In this issue of QRT, Benson answers my quest for the source in Rufus Jones: he cites Jones’s “Introduction” to his abridged edition of Fox’s Journal, first published in 1903 (George Fox, An Autobiography, 1919 edition, pp. 28 & 29), as the earliest instance of the revived use of ‘that of God’. Jones reiterates this theme, Benson says, the next year in Social Law in the Spiritual World (p. 5). Here is Jones from this latter work, as quoted by Benson:
What was the Inner Light? The simplest answer is: The Inner Light is the doctrine that there is something Divine, ‘Something of God’ in the human soul.
Note that Jones has divorced the Inner Light from the Light of Christ and made it universal and ‘generic’, if you will, a generally mystical ‘something’ no longer associated with the particular presence of the unique Christ. Benson goes on to say:
As a consequence of statements like these, the phrase “that of God in every man” began to acquire a meaning for twentieth century Friends that it did not have for Fox. The new “interpretation” made “that of God in man” the central conception around which everything else in Quakerism revolves.
Between 1700 and 1900, Benson says, “‘that of God in every man’ [had] virtually disappeared from the Quaker vocabulary.” But after Jones and also A. Neave Brayshaw introduced this Neo-Platonist interpretation, a “torrent of promotional literature and other publications” flowed from the pens of the publicists and staff writers of the American Friends Service Committee spreading the doctrine throughout the Society of Friends. He goes on: “The elevation of “that of God in every man” to the status of root principle (emphasis his) has affected Quaker life in several areas, namely: the peace testimony, social testimonies, the meaning of membership, and missions.”
Lewis Benson was not happy about this. He writes:
We know that it is the policy of some Monthly Meetings to make belief in “that of God in every man,” which has been called “the Quaker’s creed,” a primary and essential condition of membership, whereas faith in Christ is regarded as a secondary and non-essential factor in examining prospective members. I maintain that this meaning and use of “that of God in every man” has no connection with its meaning and use in the writings of Fox. There is no such Christ-transcending principle in the thought of Fox.

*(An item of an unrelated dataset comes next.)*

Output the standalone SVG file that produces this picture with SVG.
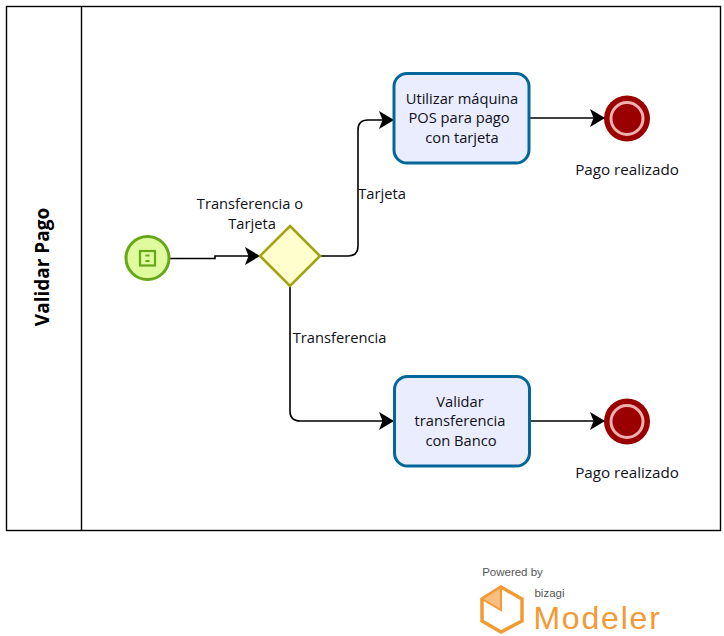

Benson ends his essay thus:
There can be no full understanding of Fox and his message apart from a knowledge of what he meant by “that of God in every man.” However, when we jump to the conclusion that “that of God” is the central truth of the Quaker message, then we cut ourselves off from that which Fox made central; namely, the message about Jesus Christ and how he saves men. If we make “that of God in man” the basis of our peace testimony and other testimonies then they become an inference from a theory about the nature of man rather than a response to a divine command, and our witness loses its prophetic impact. While we are under the spell of the “that of God” theory we cannot make the witness for the distinctive interpretation of Christianity which is the special task for which we were called to be a people, and the inner life of our Society becomes confused and at war with itself. The irony of our present situation is that any plea to seek the unity that is received from Christ is bound to be regarded in some quarters as a breach of the truce between divergent opinions that we have come to regard as the highest measure of unity of which we are capable. This false peace must be broken before we can enjoy the unity in Christ which God intends for us.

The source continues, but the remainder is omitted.